Когда он к ним снова спустился, миссис Сампер уже кончила свой рассказ.
— Ладно, что же делать, — говорила она, — на нет и суда нет, куплю в субботу в Личфильде, придется зайти к Райнеру. — Она с осуждением шмыгнула носом и заковыляла к двери.
— Мать просит завтракать, — сказал Джим.
— Господи, Джим, она же завтракала! — вскричала Эстер. — Я кормила ее полчаса назад.
— А-а, стало быть, она забыла, бедняга.
— Странно. Я дала ей две сардины, так она непременно захотела обмакнуть их в чай. — И Эстер невольно рассмеялась.
В темных кротких глазах Джима мелькнула боль.
— Тебе и без нее забот хватает, — сказал он, — придется ее сдать.
«Придется ее сдать»! Они были женаты пятнадцать лет, но при всем своем трезвом уме и независимости Джим до сих пор говорит иногда как темный суеверный крестьянин, это ее ужасно раздражало. Она все еще слишком им восхищалась, и когда вспоминала, что он робеет перед властями, такими, как, например, врачи, ее охватывала ярость. Как смиренно, без слова жалобы перенес он в позапрошлом году два воспаления легких подряд, и это после неудачи с фермой.
— Глупости, Джим, мы же давно все решили, — возразила она и начала деловито переставлять на полках консервные банки.
Пришли за ежедневной порцией лакричного ассорти дети Максвеллов — стайка шумливых голодных воробьев. Когда за детьми закрылась дверь, она сказала:
— Ты опоздаешь к майору Драйверу, Джим. Когда будешь перекусывать, выпей чаю, пусть они тебе дадут. Сегодня ветрено.
Уж очень она заботится о его здоровье. Эстер смутилась, вспомнив, как в свое время злые языки утверждали, будто она вышла замуж за Джима только потому, что он такой могучий и сильный, и вот оказалось, что она сильнее его, все держится на ее мужестве. Но Джим ответил на ее заботу заботой:
— Ты не спишь, это очень плохо, — сказал он, — посоветуйся с доктором. Теперь есть много всяких лекарств от бессонницы.
— А ты-то откуда знаешь, как я сплю! — шутливо возмутилась она. — Храпишь всю ночь, хоть из пушек пали. — Ее наполнила нежность к Джиму, и она рассердилась на себя. Нежность, нежность, разве она избавит от обыденности, которая разъедает их жизнь? — Сегодня, слава богу, короткий день, — бодро сказала она, — пойду пить чай к Эйлин Картер.

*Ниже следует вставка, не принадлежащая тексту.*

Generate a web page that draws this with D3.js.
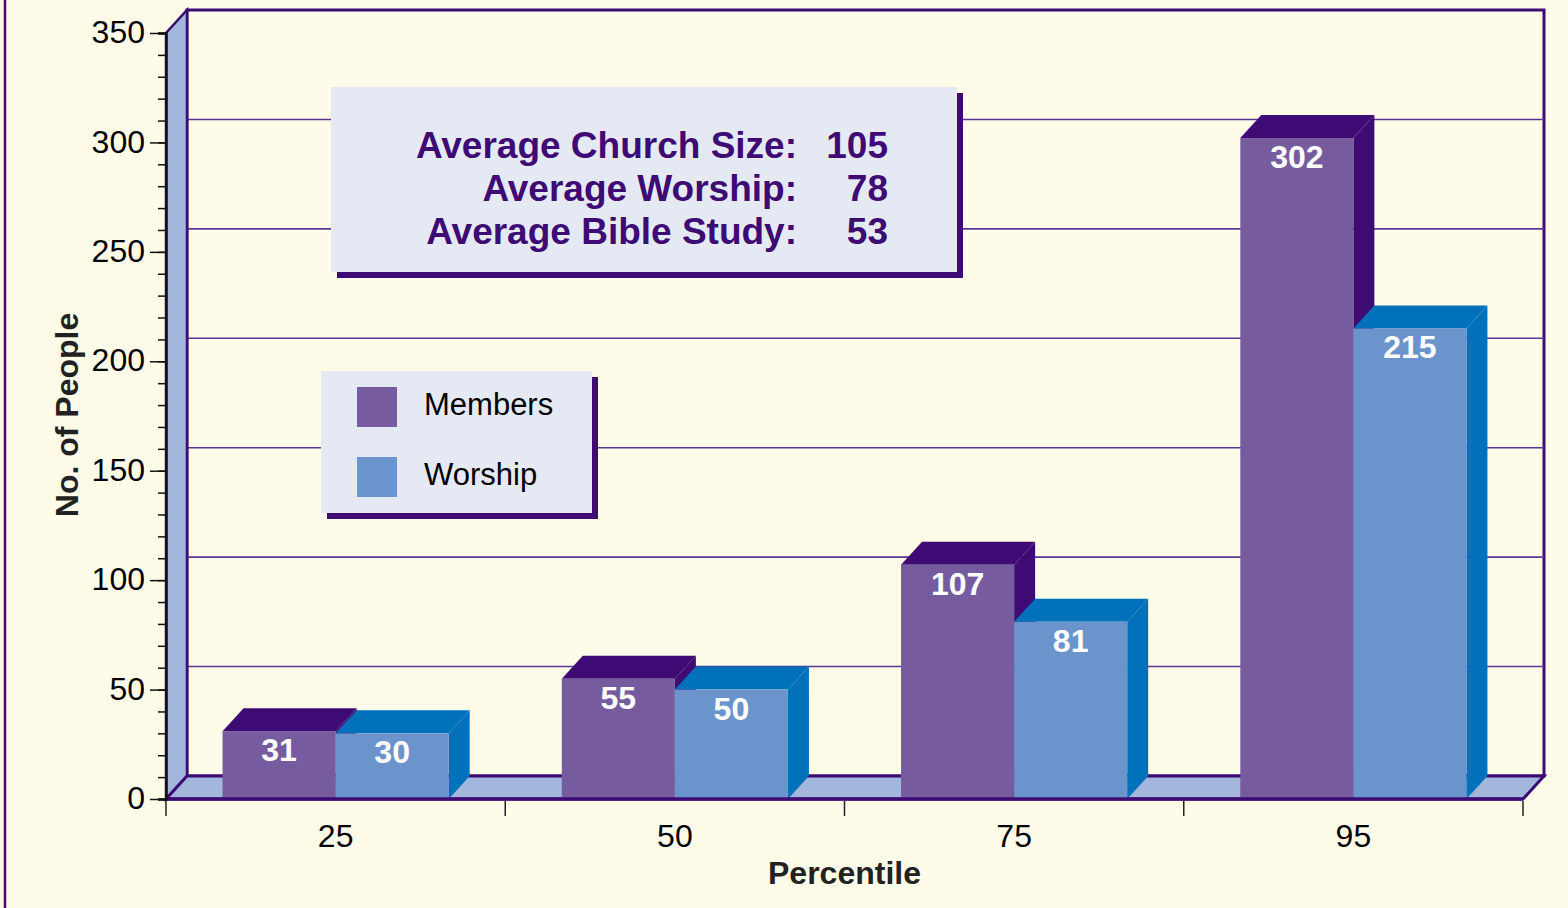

— А, это хорошо, сходи. — И он улыбнулся, блеснув великолепными белыми зубами, которыми она до сих пор любовалась. Но Эстер знала, как не по душе Джиму ее дружба с Эйлин, их светские беседы о книгах и цветах и о религии, в которых он не мог участвовать.
Пришла мисс Медоуз купить пять ярдов резинки, но Джим ее словно не заметил. Он подошел к Эстер и прошептал:
— Серьезно, давай отправим мать, ведь доктор советует. Так будет лучше.
Но Эстер лишь покачала головой. Пусть она не дала ему детей, но увезти из дому его мать она не позволит. Она повернулась к мисс Медоуз, но Джим успел дотронуться до ее руки и шепнуть: «Спасибо, родная». Как давно он не говорил ей этих слов, как давно не сжимал ее руки и как живо его прикосновение напомнило ей дни их тайной любви, их редкие встречи на людях, в магазине или на рынке, когда скандал еще не разразился и нужно было все скрывать и они могли только изредка украдкой коснуться друг друга, взяться за руки. Нежность, которая нахлынула на нее сейчас, была так мало отравлена раздражением, что мисс Медоуз сказала, принимая свой пакетик с резинкой:
— А вам, миссис Баррингтон, и холод нипочем. Да и то сказать — вы всегда на ногах.
Наверное, нудные, отупляющие заботы дня скоро погасили бы эту вновь пробудившуюся незамутненную нежность к Джиму, но вдруг случайный покупатель всколыхнул в памяти Эстер прошлое. Все годы, что они прожили на своей ферме в Йоркширском захолустье, она холодела при совершенно неправдоподобном предположении, что случай может занести к ним каких-нибудь знакомых из Суссекса, и тогда снова оживет весь ужас скандала, и самое страшное — рухнет стена, которую она возвела вокруг раненой гордости Джима. Впрочем, в последние годы, после того как отец ее умер, а мать переехала к сестре в Кению, суссекские лица отдалились, стали расплываться, и страх, что они вторгнутся в их жизнь, перестал ее преследовать. Зато здесь, в их лавке, как ни далека была эта мидлендская деревушка от прихода ее отца на юге, такая встреча была куда вероятней, и как раз нынешним утром она произошла.